てこの原理候補は複数見つかることがあります。直感的ではない場所に強力なてこがあることも珍しくありません。
ステップ5:てこの原理の評価と改善策の検討
特定したてこの原理候補が、実際に効果的かどうかを評価します。
- その点に介入することで、どのような変化が期待できるか?
- 意図しない副作用や新たな問題を生む可能性はないか?
- 介入の実行可能性(コスト、時間、関係者の合意など)はどうか?
これらの評価を踏まえ、最も有望なてこの原理に対して、具体的な改善策を検討します。
改善策検討の例:
- てこの原理候補:「度重なる仕様変更」→ 改善策:「仕様変更の承認プロセスを厳格化」「変更要求発生時に影響評価を徹底」「顧客との定期的なレビュー頻度増加」
- てこの原理候補:「コミュニケーションの断絶(特に開発とテスト間)」→ 改善策:「 daily stand-up meetingにテスターも参加」「共有ドキュメントの見直し」「ペアプログラミングやモブプログラミングの導入」
- てこの原理候補:「テスト環境の不足」→ 改善策:「テスト環境構築の自動化」「仮想環境の活用」「テスト環境の整備を優先タスクとする」
これらの改善策は、単に目に見える問題(遅延)を一時的に抑えるだけでなく、遅延を生み出す「構造」そのものに働きかけるものです。実行計画を立て、実際に介入を行い、その効果を測定し、必要に応じてシステムモデルや介入策を見直していくという、継続的なプロセスが重要です。
まとめ:システム分析でプロジェクトの未来を形作る
プロジェクト遅延は、多くの相互作用が複雑に絡み合った結果として生じます。表面的な対処に終始するのではなく、システム分析を用いて問題の構造を深く理解し、最も効果的な介入点である「てこの原理」を見つけることが、持続的な改善には不可欠です。

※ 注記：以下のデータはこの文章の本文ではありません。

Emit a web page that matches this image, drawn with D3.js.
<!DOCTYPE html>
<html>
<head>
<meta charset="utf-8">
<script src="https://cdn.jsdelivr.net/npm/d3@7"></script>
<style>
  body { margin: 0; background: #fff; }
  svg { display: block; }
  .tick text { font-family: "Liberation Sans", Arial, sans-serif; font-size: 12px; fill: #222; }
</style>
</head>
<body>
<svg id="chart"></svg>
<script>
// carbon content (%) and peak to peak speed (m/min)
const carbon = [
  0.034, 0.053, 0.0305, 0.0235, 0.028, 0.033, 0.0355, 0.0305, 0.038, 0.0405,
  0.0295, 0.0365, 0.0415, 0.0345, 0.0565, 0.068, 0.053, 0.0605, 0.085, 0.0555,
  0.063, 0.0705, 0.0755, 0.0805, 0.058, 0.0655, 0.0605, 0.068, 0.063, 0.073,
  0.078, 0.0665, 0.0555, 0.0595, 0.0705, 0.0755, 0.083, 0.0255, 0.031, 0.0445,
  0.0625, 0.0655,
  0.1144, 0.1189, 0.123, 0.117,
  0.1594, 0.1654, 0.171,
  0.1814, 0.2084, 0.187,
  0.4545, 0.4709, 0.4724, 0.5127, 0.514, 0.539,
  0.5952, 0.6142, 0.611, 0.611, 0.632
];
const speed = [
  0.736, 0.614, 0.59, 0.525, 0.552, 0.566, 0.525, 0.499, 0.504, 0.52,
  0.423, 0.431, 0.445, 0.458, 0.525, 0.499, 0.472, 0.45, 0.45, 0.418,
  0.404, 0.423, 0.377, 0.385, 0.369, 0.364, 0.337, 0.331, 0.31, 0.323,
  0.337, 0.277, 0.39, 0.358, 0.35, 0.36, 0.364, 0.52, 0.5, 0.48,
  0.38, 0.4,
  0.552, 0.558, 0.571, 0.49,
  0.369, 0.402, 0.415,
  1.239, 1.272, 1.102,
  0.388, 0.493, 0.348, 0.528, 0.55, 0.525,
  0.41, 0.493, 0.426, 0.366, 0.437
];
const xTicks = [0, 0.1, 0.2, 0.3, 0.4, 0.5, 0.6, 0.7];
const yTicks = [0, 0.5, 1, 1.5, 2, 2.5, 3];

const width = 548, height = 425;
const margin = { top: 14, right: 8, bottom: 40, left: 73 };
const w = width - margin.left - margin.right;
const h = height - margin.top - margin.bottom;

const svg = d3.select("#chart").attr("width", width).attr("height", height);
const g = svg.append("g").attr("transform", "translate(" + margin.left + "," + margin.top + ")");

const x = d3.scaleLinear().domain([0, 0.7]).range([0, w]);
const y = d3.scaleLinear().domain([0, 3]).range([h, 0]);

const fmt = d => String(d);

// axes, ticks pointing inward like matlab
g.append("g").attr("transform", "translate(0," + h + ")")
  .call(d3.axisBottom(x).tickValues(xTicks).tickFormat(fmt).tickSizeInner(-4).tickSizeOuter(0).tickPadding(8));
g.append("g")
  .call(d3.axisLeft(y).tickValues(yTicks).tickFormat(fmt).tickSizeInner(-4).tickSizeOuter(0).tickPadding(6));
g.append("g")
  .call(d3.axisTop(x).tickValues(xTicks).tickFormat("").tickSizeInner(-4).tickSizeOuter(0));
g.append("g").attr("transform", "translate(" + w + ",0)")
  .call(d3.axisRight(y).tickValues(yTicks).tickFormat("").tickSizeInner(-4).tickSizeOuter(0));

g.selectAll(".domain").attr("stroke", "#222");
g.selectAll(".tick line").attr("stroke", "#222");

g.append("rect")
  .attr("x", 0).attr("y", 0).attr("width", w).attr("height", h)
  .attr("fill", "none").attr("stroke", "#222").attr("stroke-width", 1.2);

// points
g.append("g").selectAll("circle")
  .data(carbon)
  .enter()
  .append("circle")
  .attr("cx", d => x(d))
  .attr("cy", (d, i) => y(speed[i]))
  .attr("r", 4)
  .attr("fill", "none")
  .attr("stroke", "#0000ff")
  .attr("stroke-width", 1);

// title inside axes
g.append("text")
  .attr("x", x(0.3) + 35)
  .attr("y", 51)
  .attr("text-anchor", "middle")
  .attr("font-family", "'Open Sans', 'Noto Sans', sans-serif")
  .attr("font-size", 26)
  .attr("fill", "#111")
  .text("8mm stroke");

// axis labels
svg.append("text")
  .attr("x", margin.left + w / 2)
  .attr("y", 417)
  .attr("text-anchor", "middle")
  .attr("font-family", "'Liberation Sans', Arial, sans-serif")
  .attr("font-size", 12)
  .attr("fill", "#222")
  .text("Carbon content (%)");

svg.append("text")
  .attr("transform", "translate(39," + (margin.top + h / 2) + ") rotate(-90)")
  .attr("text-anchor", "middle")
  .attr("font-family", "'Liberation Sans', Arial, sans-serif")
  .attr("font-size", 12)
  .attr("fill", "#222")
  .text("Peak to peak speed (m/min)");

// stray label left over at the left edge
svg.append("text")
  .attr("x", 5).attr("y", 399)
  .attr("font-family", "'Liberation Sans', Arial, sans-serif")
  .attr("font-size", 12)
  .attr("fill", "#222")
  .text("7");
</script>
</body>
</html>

この記事で解説したステップ(問題の明確化、要素特定、因果関係の構造化、てこの原理探索、評価と改善策検討)は、プロジェクト遅延に限らず、様々な組織的・システム的な問題に応用できます。最初は難しく感じるかもしれませんが、実際に因果ループ図を描いてみたり、チームで議論したりするうちに、問題の見え方が変わってくるはずです。
ぜひ、あなたの担当するプロジェクトで発生している課題に対し、システム分析の視点を取り入れてみてください。てこの原理を見つけることで、あなたのプロジェクトマネジメントはより戦略的で効果的なものとなるでしょう。